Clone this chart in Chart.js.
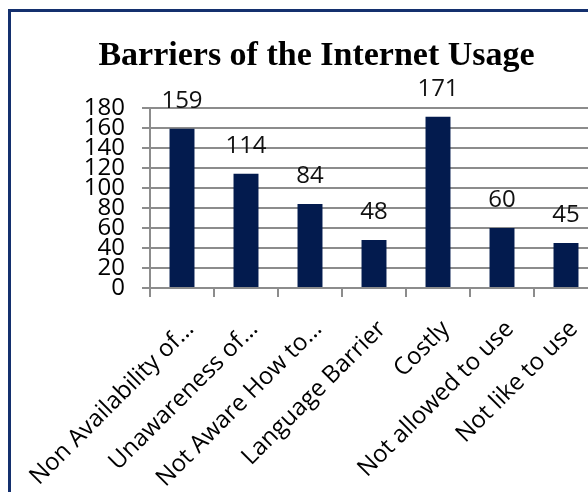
<!DOCTYPE html>
<html>
<head>
<meta charset="utf-8">
<script src="https://cdn.jsdelivr.net/npm/chart.js@4/dist/chart.umd.min.js"></script>
<style>
    html, body { margin: 0; padding: 0; background: #fff; overflow: hidden; width: 588px; height: 492px; }
    .frame {
        position: absolute; left: 8px; top: 9px;
        border-left: 3px solid #14306e; border-top: 3px solid #14306e;
        width: 620px; height: 500px;
    }
    canvas { display: block; }
</style>
</head>
<body>
<div class="frame"><canvas id="barrierChart" width="620" height="500"></canvas></div>
<script>
// Barriers of the Internet Usage — column chart

const categories = [
    'Non Availability of…',
    'Unawareness of…',
    'Not Aware How to…',
    'Language Barrier',
    'Costly',
    'Not allowed to use',
    'Not like to use',
];
const respondents = [159, 114, 84, 48, 171, 60, 45];
const yTicks = [0, 20, 40, 60, 80, 100, 120, 140, 160, 180];

const GRID = '#8c8c8c';
const BAR = '#031b4e';

Chart.defaults.font.family = '"Open Sans", sans-serif';
Chart.defaults.color = '#000';

// value labels above each column
const valueLabels = {
    id: 'valueLabels',
    afterDatasetsDraw(chart) {
        const ctx = chart.ctx;
        const meta = chart.getDatasetMeta(0);
        ctx.save();
        ctx.font = '24px "Open Sans", sans-serif';
        ctx.fillStyle = '#111';
        ctx.textAlign = 'center';
        ctx.textBaseline = 'alphabetic';
        meta.data.forEach((bar, i) => {
            ctx.fillText(String(respondents[i]), bar.x, bar.y - 21);
        });
        ctx.restore();
    },
};

new Chart(document.getElementById('barrierChart').getContext('2d'), {
    type: 'bar',
    data: {
        labels: categories,
        datasets: [{
            data: respondents,
            backgroundColor: BAR,
            barPercentage: 0.39,
            categoryPercentage: 1,
        }],
    },
    options: {
        responsive: false,
        animation: false,
        layout: { padding: { left: 24, right: 33, top: 0, bottom: 0 } },
        plugins: {
            legend: { display: false },
            tooltip: { enabled: false },
            title: {
                display: true,
                text: 'Barriers of the Internet Usage',
                color: '#000',
                font: { family: '"Liberation Serif", "Times New Roman", serif', size: 34, weight: 'bold', lineHeight: 1.2 },
                padding: { top: 24, bottom: 31 },
            },
        },
        scales: {
            x: {
                grid: { color: GRID, lineWidth: 2, drawOnChartArea: false, drawTicks: true, tickLength: 9, offset: true },
                border: { color: GRID, width: 2 },
                ticks: {
                    autoSkip: false, maxRotation: 45, minRotation: 45,
                    font: { size: 24 }, color: '#000', padding: 18, labelOffset: 8,
                },
                afterFit(s) {
                    s.height = 224;
                    s.paddingLeft = 0;
                    s.paddingRight = 0;
                },
            },
            y: {
                min: 0,
                max: 180,
                afterBuildTicks(s) { s.ticks = yTicks.map(v => ({ value: v })); },
                grid: { color: GRID, lineWidth: 2, drawTicks: true, tickLength: 8 },
                border: { color: GRID, width: 2 },
                ticks: { autoSkip: false, font: { size: 24 }, color: '#000', padding: 17 },
                afterFit(s) { s.width = 115; },
            },
        },
    },
    plugins: [valueLabels],
});
</script>
</body>
</html>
---------------
* WHAT NEEDS TO BE DONE: Quote everything in the listing above exactly; pictures are the only thing to omit.

* RESPONSE TO THIS EXERCISE:
Clone this chart in Chart.js.
<!DOCTYPE html>
<html>
<head>
<meta charset="utf-8">
<script src="https://cdn.jsdelivr.net/npm/chart.js@4/dist/chart.umd.min.js"></script>
<style>
    html, body { margin: 0; padding: 0; background: #fff; overflow: hidden; width: 588px; height: 492px; }
    .frame {
        position: absolute; left: 8px; top: 9px;
        border-left: 3px solid #14306e; border-top: 3px solid #14306e;
        width: 620px; height: 500px;
    }
    canvas { display: block; }
</style>
</head>
<body>
<div class="frame"><canvas id="barrierChart" width="620" height="500"></canvas></div>
<script>
// Barriers of the Internet Usage — column chart

const categories = [
    'Non Availability of…',
    'Unawareness of…',
    'Not Aware How to…',
    'Language Barrier',
    'Costly',
    'Not allowed to use',
    'Not like to use',
];
const respondents = [159, 114, 84, 48, 171, 60, 45];
const yTicks = [0, 20, 40, 60, 80, 100, 120, 140, 160, 180];

const GRID = '#8c8c8c';
const BAR = '#031b4e';

Chart.defaults.font.family = '"Open Sans", sans-serif';
Chart.defaults.color = '#000';

// value labels above each column
const valueLabels = {
    id: 'valueLabels',
    afterDatasetsDraw(chart) {
        const ctx = chart.ctx;
        const meta = chart.getDatasetMeta(0);
        ctx.save();
        ctx.font = '24px "Open Sans", sans-serif';
        ctx.fillStyle = '#111';
        ctx.textAlign = 'center';
        ctx.textBaseline = 'alphabetic';
        meta.data.forEach((bar, i) => {
            ctx.fillText(String(respondents[i]), bar.x, bar.y - 21);
        });
        ctx.restore();
    },
};

new Chart(document.getElementById('barrierChart').getContext('2d'), {
    type: 'bar',
    data: {
        labels: categories,
        datasets: [{
            data: respondents,
            backgroundColor: BAR,
            barPercentage: 0.39,
            categoryPercentage: 1,
        }],
    },
    options: {
        responsive: false,
        animation: false,
        layout: { padding: { left: 24, right: 33, top: 0, bottom: 0 } },
        plugins: {
            legend: { display: false },
            tooltip: { enabled: false },
            title: {
                display: true,
                text: 'Barriers of the Internet Usage',
                color: '#000',
                font: { family: '"Liberation Serif", "Times New Roman", serif', size: 34, weight: 'bold', lineHeight: 1.2 },
                padding: { top: 24, bottom: 31 },
            },
        },
        scales: {
            x: {
                grid: { color: GRID, lineWidth: 2, drawOnChartArea: false, drawTicks: true, tickLength: 9, offset: true },
                border: { color: GRID, width: 2 },
                ticks: {
                    autoSkip: false, maxRotation: 45, minRotation: 45,
                    font: { size: 24 }, color: '#000', padding: 18, labelOffset: 8,
                },
                afterFit(s) {
                    s.height = 224;
                    s.paddingLeft = 0;
                    s.paddingRight = 0;
                },
            },
            y: {
                min: 0,
                max: 180,
                afterBuildTicks(s) { s.ticks = yTicks.map(v => ({ value: v })); },
                grid: { color: GRID, lineWidth: 2, drawTicks: true, tickLength: 8 },
                border: { color: GRID, width: 2 },
                ticks: { autoSkip: false, font: { size: 24 }, color: '#000', padding: 17 },
                afterFit(s) { s.width = 115; },
            },
        },
    },
    plugins: [valueLabels],
});
</script>
</body>
</html>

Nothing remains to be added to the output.